Ümran Öztürk

Bir Şehrin Kalbi Olmak

Ümran Öztürk

Meydanları, sokakları, taşları ve insanlarıyla bir şehir, yaşayan bir organizma gibidir. Geceleri yıldızların altında sessizliğe bürünen şehir, aslında hayal kurar. Gözlerden uzak bu derin sessizlikte, sokak lambalarının solgun ışığında geçmişi hatırlar, kendini dinler. Sabaha karşı ilk ışıklarla uyanır ve yeniden hayat bulur; sokaklarına dökülen insanlarla birlikte nefes alır.

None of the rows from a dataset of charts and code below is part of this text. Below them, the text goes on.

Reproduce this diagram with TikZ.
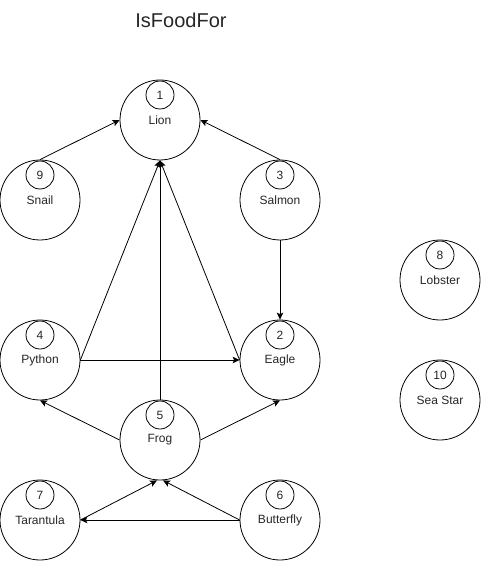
\documentclass[tikz,border=0pt]{standalone}
\usepackage{fontspec}
\setmainfont{Liberation Sans}
\usetikzlibrary{arrows.meta,positioning}
\tikzset{
  line cap=round,
  line join=round,
  animal/.style={draw, circle, line width=0.8pt, minimum size=80pt, inner sep=0pt,
    font=\fontsize{12}{14}\selectfont, text=black!85},
  idcircle/.style={draw, circle, line width=0.8pt, minimum size=28pt, inner sep=0pt,
    font=\fontsize{12}{14}\selectfont, text=black!85},
  eats/.style={-{Stealth[length=7pt,width=6.5pt,inset=1.5pt]}, line width=0.8pt},
  title/.style={font=\fontsize{20}{24}\selectfont, text=black!85}
}

\begin{document}
\begin{tikzpicture}[x=1pt, y=-1pt]
    % page frame
    \useasboundingbox (0,0) rectangle (481,561);

    % title
    \node[title] (head) at (181,20) {IsFoodFor};

    % the animals
    \node[animal] (lion) at (160,120) {Lion};
    \node[animal] (snail) at (40,200) {Snail};
    \node[animal] (salmon) at (280,200) {Salmon};
    \node[animal] (python) at (40,360) {Python};
    \node[animal] (eagle) at (280,360) {Eagle};
    \node[animal] (frog) at (160,440) {Frog};
    \node[animal] (tarantula) at (40,520) {Tarantula};
    \node[animal] (butterfly) at (280,520) {Butterfly};
    \node[animal] (lobster) at (440,280) {Lobster};
    \node[animal] (seastar) at (440,400) {Sea Star};

    % numbers
    \node[idcircle] (lion-n) at ([yshift=25pt]lion.center) {1};
    \node[idcircle] (eagle-n) at ([yshift=25pt]eagle.center) {2};
    \node[idcircle] (salmon-n) at ([yshift=25pt]salmon.center) {3};
    \node[idcircle] (python-n) at ([yshift=25pt]python.center) {4};
    \node[idcircle] (frog-n) at ([yshift=25pt]frog.center) {5};
    \node[idcircle] (butterfly-n) at ([yshift=25pt]butterfly.center) {6};
    \node[idcircle] (tarantula-n) at ([yshift=25pt]tarantula.center) {7};
    \node[idcircle] (lobster-n) at ([yshift=25pt]lobster.center) {8};
    \node[idcircle] (snail-n) at ([yshift=25pt]snail.center) {9};
    \node[idcircle] (seastar-n) at ([yshift=25pt]seastar.center) {10};

    % who is food for whom
    \draw[eats] (snail.north) -- (lion.west);
    \draw[eats] (salmon.north) -- (lion.east);
    \draw[eats] (salmon.south) -- (eagle.north);
    \draw[eats] (python.east) -- (lion.south);
    \draw[eats] (frog.north) -- (lion.south);
    \draw[eats] (eagle.west) -- (lion.south);
    \draw[eats] (python.east) -- (eagle.west);
    \draw[eats] (frog.west) -- (python.south);
    \draw[eats] (frog.east) -- (eagle.south);
    \draw[eats] (tarantula.east) -- ([xshift=-3pt]frog.south);
    \draw[eats] (butterfly.west) -- ([xshift=3pt]frog.south);
    \draw[eats] (butterfly.west) -- (tarantula.east);
\end{tikzpicture}
\end{document}
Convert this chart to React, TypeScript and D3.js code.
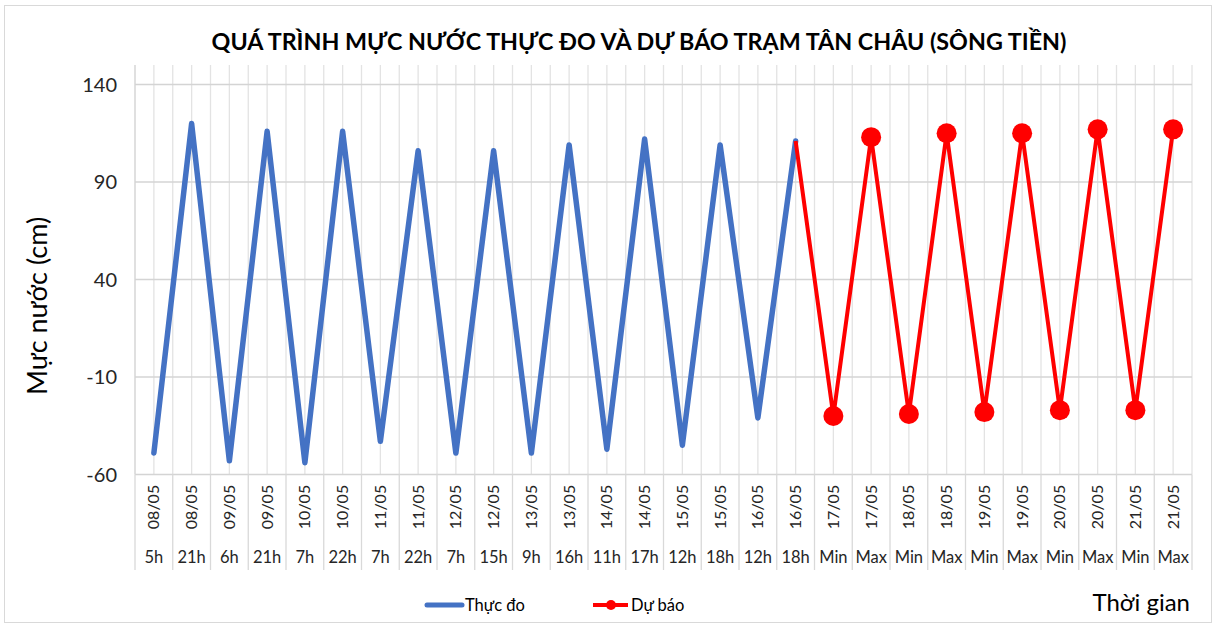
import React, { useRef, useEffect } from "react";
import * as d3 from "d3";

// categories: date + hour
const dates = [
  "08/05", "08/05", "09/05", "09/05", "10/05", "10/05", "11/05", "11/05",
  "12/05", "12/05", "13/05", "13/05", "14/05", "14/05", "15/05", "15/05",
  "16/05", "16/05", "17/05", "17/05", "18/05", "18/05", "19/05", "19/05",
  "20/05", "20/05", "21/05", "21/05",
];
const hours = [
  "5h", "21h", "6h", "21h", "7h", "22h", "7h", "22h", "7h", "15h", "9h", "16h",
  "11h", "17h", "12h", "18h", "12h", "18h", "Min", "Max", "Min", "Max", "Min",
  "Max", "Min", "Max", "Min", "Max",
];
// measured (first 18 categories)
const thucDo = [-49, 120, -53, 116, -54, 116, -43, 106, -49, 106, -49, 109, -47, 112, -45, 109, -31, 111];
// forecast (starts at last measured point, index 17)
const duBao = [111, -30, 113, -29, 115, -28, 115, -27, 117, -27, 117];
const duBaoStart = 17;
const yTicks = [-60, -10, 40, 90, 140];

const W = 1214;
const H = 624;
const FONT = "Lato, 'Liberation Sans', sans-serif";

const App = () => {
  const ref = useRef<SVGSVGElement>(null);

  useEffect(() => {
    const svg = d3.select(ref.current);
    svg.selectAll("*").remove();

    const left = 135, right = 1192, top = 65, bottom = 474.5;

    // chart border
    svg.append("rect")
      .attr("x", 4.5).attr("y", 5.5)
      .attr("width", 1207).attr("height", 617)
      .attr("fill", "#fff").attr("stroke", "#d9d9d9").attr("stroke-width", 1);

    const x = d3.scaleBand<number>()
      .domain(d3.range(dates.length))
      .range([left, right]);
    const bw = x.bandwidth();
    const cx = (i: number) => (x(i) as number) + bw / 2;

    const y = d3.scaleLinear().domain([-60, 140]).range([bottom, 84.5]);

    // vertical gridlines every half category
    const g = svg.append("g");
    d3.range(dates.length * 2 + 1).forEach((k) => {
      const xx = left + (k * bw) / 2;
      g.append("line")
        .attr("x1", xx).attr("x2", xx)
        .attr("y1", top).attr("y2", bottom)
        .attr("stroke", k === 0 ? "#cfcfcf" : "#e3e3e3")
        .attr("stroke-width", 1.3);
    });
    // horizontal gridlines
    yTicks.forEach((t) => {
      g.append("line")
        .attr("x1", left).attr("x2", right)
        .attr("y1", y(t)).attr("y2", y(t))
        .attr("stroke", "#d4d4d4").attr("stroke-width", 1.3);
    });

    // y tick labels
    yTicks.forEach((t) => {
      svg.append("text")
        .attr("x", 117).attr("y", y(t))
        .attr("dy", "0.35em")
        .attr("text-anchor", "end")
        .attr("font-family", FONT).attr("font-size", 20)
        .attr("fill", "#262626")
        .text(t);
    });

    // category axis boxes
    d3.range(dates.length + 1).forEach((k) => {
      const xx = left + k * bw;
      svg.append("line")
        .attr("x1", xx).attr("x2", xx)
        .attr("y1", bottom).attr("y2", 570)
        .attr("stroke", "#d9d9d9").attr("stroke-width", 1.3);
    });
    dates.forEach((d, i) => {
      svg.append("text")
        .attr("transform", `translate(${cx(i)}, 507) rotate(-90)`)
        .attr("text-anchor", "middle")
        .attr("dy", "0.35em")
        .attr("font-family", FONT).attr("font-size", 16)
        .attr("fill", "#262626")
        .text(d);
    });
    hours.forEach((h, i) => {
      svg.append("text")
        .attr("x", cx(i)).attr("y", 557)
        .attr("dy", "0.35em")
        .attr("text-anchor", "middle")
        .attr("font-family", FONT).attr("font-size", 16.5)
        .attr("fill", "#262626")
        .text(h);
    });

    // lines
    const line = d3.line<[number, number]>().x((d) => d[0]).y((d) => d[1]);
    const blueData = thucDo.map((v, i) => [cx(i), y(v)] as [number, number]);
    const redData = duBao.map((v, i) => [cx(i + duBaoStart), y(v)] as [number, number]);

    svg.append("path")
      .attr("d", line(blueData))
      .attr("fill", "none").attr("stroke", "#4472C4")
      .attr("stroke-width", 5.5).attr("stroke-linejoin", "round").attr("stroke-linecap", "round");

    svg.append("path")
      .attr("d", line(redData))
      .attr("fill", "none").attr("stroke", "#FF0000")
      .attr("stroke-width", 4).attr("stroke-linejoin", "round");

    svg.selectAll(".mk")
      .data(redData.slice(1))
      .join("circle")
      .attr("cx", (d) => d[0]).attr("cy", (d) => d[1])
      .attr("r", 10).attr("fill", "#FF0000");

    // title
    svg.append("text")
      .attr("x", 639).attr("y", 42)
      .attr("dy", "0.35em")
      .attr("text-anchor", "middle")
      .attr("font-family", FONT).attr("font-weight", "bold").attr("font-size", 23.3)
      .attr("fill", "#000")
      .text("QUÁ TRÌNH MỰC NƯỚC THỰC ĐO VÀ DỰ BÁO TRẠM TÂN CHÂU (SÔNG TIỀN)");

    // y label
    svg.append("text")
      .attr("transform", "translate(38, 306) rotate(-90)")
      .attr("dy", "0.35em")
      .attr("text-anchor", "middle")
      .attr("font-family", FONT).attr("font-size", 27)
      .attr("fill", "#000")
      .text("Mực nước (cm)");

    // x label
    svg.append("text")
      .attr("x", 1190).attr("y", 603)
      .attr("dy", "0.35em")
      .attr("text-anchor", "end")
      .attr("font-family", FONT).attr("font-size", 24)
      .attr("fill", "#000")
      .text("Thời gian");

    // legend
    const lg = svg.append("g");
    lg.append("line")
      .attr("x1", 427).attr("x2", 462).attr("y1", 605).attr("y2", 605)
      .attr("stroke", "#4472C4").attr("stroke-width", 5).attr("stroke-linecap", "round");
    lg.append("text")
      .attr("x", 465).attr("y", 605).attr("dy", "0.35em")
      .attr("font-family", FONT).attr("font-size", 16.5).attr("fill", "#000")
      .text("Thực đo");
    lg.append("line")
      .attr("x1", 593).attr("x2", 628).attr("y1", 605).attr("y2", 605)
      .attr("stroke", "#FF0000").attr("stroke-width", 4);
    lg.append("circle")
      .attr("cx", 611).attr("cy", 605).attr("r", 5).attr("fill", "#FF0000");
    lg.append("text")
      .attr("x", 631).attr("y", 605).attr("dy", "0.35em")
      .attr("font-family", FONT).attr("font-size", 16.5).attr("fill", "#000")
      .text("Dự báo");
  }, []);

  return (
    <svg
      ref={ref}
      width={W}
      height={H}
      style={{ position: "absolute", left: 0, top: 0, background: "#fff" }}
    />
  );
};

export default App;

Her şehrin bir kalbi vardır. O kalp, bazen bir caminin avlusunda usulca atar; rüzgâr, avluya düşen bir yaprağı nazikçe savururken, taşlar dua edenlerin fısıltılarını saklar. Bazen bir köprünün taşlarında, akıp giden suyun ritmiyle birlikte çarpar. Bazen de yalnız bir ağacın gölgesinde, dallarının rüzgâra eşlik eden fısıldayışında dinlenir.

Ancak şehrin kalbi sadece sessizlikte ve huzurda atmaz. Aynı zamanda, meydanlardaki heyecan dolu kalabalıklarda, esnafın yankılanan sesinde ve çocukların kahkahalarında atar. Şehrin kalbi, hem coşkuyu hem hüznü bir arada taşır; çünkü o, insanın ta kendisidir.

Bir şehir, sessizce insanlara fısıldar: “Ben buradayım, beni hatırla.” Taşları çatladığında, duvarları yosun tuttuğunda ya da sokakları kalabalıktan ıssızlığa teslim olduğunda bile yaşamaya devam eder. Çünkü şehir, yalnızca fiziksel bir varlık değildir; onun dokusu, insanların umutlarını, sevdalarını, kayıplarını ve mücadelelerini içinde barındırır.

Bir zamanlar bir meydanın tam ortasında yükselen bir çeşmenin serinliğinde kimlerin ellerini yıkadığını düşünebilirsiniz. Belki o taşlar, aşkını ilan eden gençlerin heyecanını hissetmiştir. Belki de savaşın soğuk yüzünü görmüş, gözyaşlarını saklamıştır. Bu yüzden, bir şehrin taşlarına dokunurken dikkatli olun. Her taş, bir hatıranın taşıyıcısıdır. Belki de bir zamanlar o taşın üzerinde oturmuş, gökyüzüne bakarak hayal kurmuş birinin izine rastlıyorsunuzdur.

Dar bir sokaktan geçerken, köhne duvarların arasında bir şehrin tarihini hissedersiniz. O çatlaklar, sadece zamanın değil, insanların da izlerini taşır. Belki bir zanaatkârın çekicinden çıkan ses, o taşlara sinmiştir. Belki bir annenin çocuğunu çağırdığı tatlı bir ninni yankılanmıştır orada. Şehrin taşları, unutulmuş bir melodiyi mırıldanır gibi size geçmişten bir şeyler anlatır.

Köşede eski bir çeşme vardır; suyu belki akmaz ama taşlarında hala hayatın izleri durur. Bir zamanlar susuzluğu gideren bu kaynak, şimdi hafızaya dönüşmüştür. Çeşmenin taşlarına bakarken, onun sessizliğinde bir şehrin hikâyesini okuyabilirsiniz.

Şehirler, insanlar gibidir. Doğar, büyür, değişir ve sonunda sessizliğe gömülür. Ancak insanlar gibi, şehirler de hatıralarla yaşamaya devam eder. Onların taşlarında, sokaklarında ve meydanlarında hala bir yaşam izi vardır.

Ve bizler... Gün gelip de şehrin bir taşında iz bıraktığımızda, hatıralarımız o taşlara siner. Bir gün, belki bir yabancı dokunur o taşa ve farkında olmadan bizim hikâyemizi dinler. Çünkü şehirler, taşların ve insanların birlikte yazdığı bir hikâyedir; zamanı aşan ve her çağda yeniden hatırlanmayı bekleyen bir hikâye.

Unutmayın, şehirler yalnızca haritalarda değil, hatıralarda da yaşar. Ve bizler, o hatıraların sessiz kahramanları olarak, taşların arasında sonsuz bir yolculuğa çıkarız.